Pattern-first communication starts from the observation that the brain is a parallel pattern engine. You do not think in sentences; you think in clusters, contrasts, and shapes of relevance. Pattern-first systems mirror that, presenting meaning as relational geometry rather than as linear text.
Imagine you need to communicate a complex research insight. In a word-based system, you serialize it into paragraphs, hoping the reader reconstructs the mental model. In a pattern-first system, you project the structure directly: a cluster for core assumptions, a ridge for evidence strength, and a valley where uncertainty remains. You can point, highlight, or reshape the pattern instead of explaining it step by step. The receiver navigates the same structure, exploring the idea through the relationships that define it.
This doesn’t discard language. It reframes it as a secondary annotation. Words become pins you drop on the landscape when you need stable labels. The real carrier of meaning is the shape of the landscape itself—how elements connect, diverge, or mirror each other.

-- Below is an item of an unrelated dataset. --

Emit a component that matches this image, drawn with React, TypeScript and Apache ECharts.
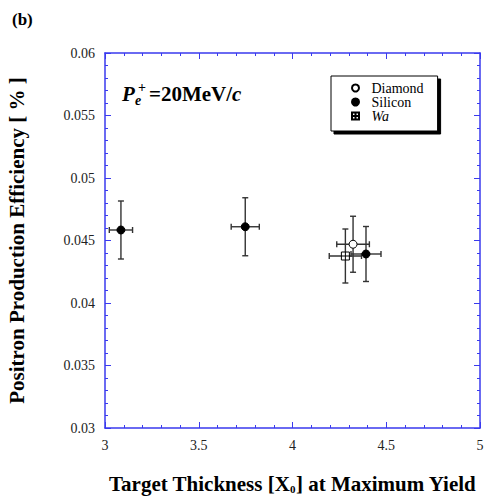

Pattern-first systems are especially powerful for multi-threaded collaboration. In a normal conversation, only one person speaks at a time, and overlap creates confusion. In a pattern-first setting, multiple contributors can modify different aspects of the structure simultaneously. You can see their contributions as changes in the pattern rather than as competing speech. The result is closer to an ensemble performance than a debate.
You can also tune the pattern for different goals. When you need precision, you tighten the structure, reducing ambiguity. When you need exploration, you loosen it, allowing multiple interpretations to coexist. This creates a “serendipity dial” for communication: you choose how much openness you want and the system adjusts the pattern accordingly.
Pattern-first communication reframes understanding as navigation. You don’t just read; you explore. You don’t just listen; you trace. And in doing so, you align communication with the way cognition already works—through structure, not sequence.